9 Pinoy pantry staples
Some food magazines say that Filipino food is one of the trends to watch out for in 2017. For us Pinoys, it is clear to us what our food is. For foreigners, the diversity of Filipino cuisine makes it difficult to describe. The Chinese and Spanish influence can be seen in several dishes. We no longer included salt and pepper as these are present in most cuisines. We only picked those that make a dish distinctly Pinoy.
1. Patis. How can you argue with this. Imagine tinola, sinigang, or bulalo without this.
2. Bagoong, fish or alamang. I prefer the fish bagoong with boiled okra or grilled talong. If it’s ampalaya wrapped in foil and grilled over the coals, I prefer alamang. Bagoong alamang also goes better with kare-kare. Somehow, I can’t imagine kare-kare with fish bagoong. It is also indispensable when cooking pakbet.
3. vegetable oil. You may argue that all cuisines have some oil but this needs to be spelled out. And when we say vegetable oil, we mean lauric oil and not palm oil. Lauric oil comes from coconut which is indigenous here unlike palm oil that required huge tracts of land to be razed so that they can plant palm. Lauric oil is perfect for ginisa because its flavor is neutral and it takes on the flavors of the aromatics you put in such as onions, garlic and ginger. The same cannot be said of other oils
4. catsup, banana or tomato. Come on. Don’t tell me you don’t have catsup in your pantry. How would you make Pinoy spaghetti or pork barbecue without them? And, the rellenong bangus and embotido are incomplete without them.
5. soy sauce. We Pinoys only have one kind of soy sauce and it is thicker than the Chinese or Japanese soy sauce. It makes all the difference when you cook adobo.
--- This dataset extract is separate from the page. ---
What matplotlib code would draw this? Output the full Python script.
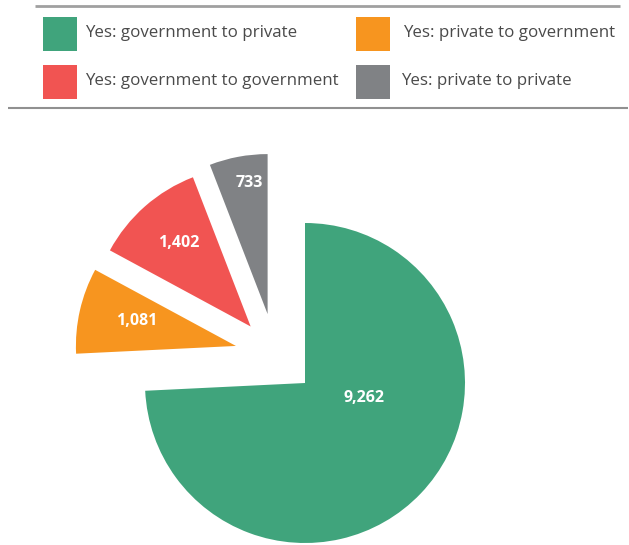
import numpy as np
import matplotlib.pyplot as plt
from matplotlib.patches import Rectangle

plt.rcParams['font.family'] = ['Open Sans', 'DejaVu Sans']

labels = ['Yes: government to private', 'Yes: private to government',
          'Yes: government to government', 'Yes: private to private']
values = [9262, 1081, 1402, 733]
colors = ['#40a47c', '#f7951f', '#f15452', '#808285']

# label placement inside each wedge: radius fraction and turn from the mid angle
label_r = [0.38, 0.64, 0.69, 0.83]
label_turn = [29, -1, -0.5, -2.5]

W, H = 629, 545
fig = plt.figure(figsize=(W / 100, H / 100), dpi=100)
ax = fig.add_axes([0, 0, 1, 1])

cx, cy, R = 305, H - 383, 160
wedges, _ = ax.pie(values, colors=colors, startangle=90, counterclock=False,
                   center=(cx, cy), radius=R, frame=True,
                   wedgeprops=dict(linewidth=0))
ax.set_xlim(0, W)
ax.set_ylim(0, H)
ax.set_aspect('equal')
ax.axis('off')

# pull the three small slices out toward the upper left, as a group
small = wedges[1:]
group_mid = (min(w.theta1 for w in small) + max(w.theta2 for w in small)) / 2
shift = 0.49 * R
for i, w in enumerate(wedges):
    mid = (w.theta1 + w.theta2) / 2
    if i > 0:
        a = np.radians((mid + group_mid) / 2)
        w.set_center((cx + shift * np.cos(a), cy + shift * np.sin(a)))
    wx, wy = w.center
    la = np.radians(mid + label_turn[i])
    ax.text(wx + label_r[i] * R * np.cos(la), wy + label_r[i] * R * np.sin(la),
            f'{values[i]:,}', color='white', fontsize=11.5, fontweight='bold',
            ha='center', va='center')

# legend block between two rules
ax.plot([35, 620], [H - 6, H - 6], color='#a0a0a0', lw=2, solid_capstyle='butt')
ax.plot([8, 628], [H - 108, H - 108], color='#909090', lw=1.5, solid_capstyle='butt')
box_x = [43, 356, 43, 356]
box_y = [17, 17, 65, 65]
text_x = [85, 403, 85, 401]
for i in range(4):
    ax.add_patch(Rectangle((box_x[i], H - box_y[i] - 34), 34, 34,
                           color=colors[i], lw=0))
    ax.text(text_x[i], H - box_y[i] - 16, labels[i], color='#4a4a4a',
            fontsize=12.2, ha='left', va='center')

fig.savefig('out.png', dpi=100)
6. calamansi. This is indispensable to any dipping sauce. Pair it with soy sauce if you’re eating grilled fish or liempo and pair it with bagoong for the grilled veggies. Squeeze it on you pansit and bulalo to give them a zing.
7. chilies. You cannot make laing, sisig, or kilawin without this. It also goes into the dipping sauce.
8. vinegar.. You cannot make the unofficial national dish without this. How on earth can you make adobo without vinegar?
9. tinapa, tuyo, daing, and other dried fish. These store well and are easy to cook. When you wake up in the morning and realize you haven’t thawed the longganisa or tocino, these are lifesavers. They cook fast and go well with rice. You can use the tinapa to add umami to your pansit, monggo, and other dishes. The tuyo and other dried fish are also used to add flavor to vegetable dishes.
This list isn’t exhaustive but it’s more than enough if you cook Pinoy food.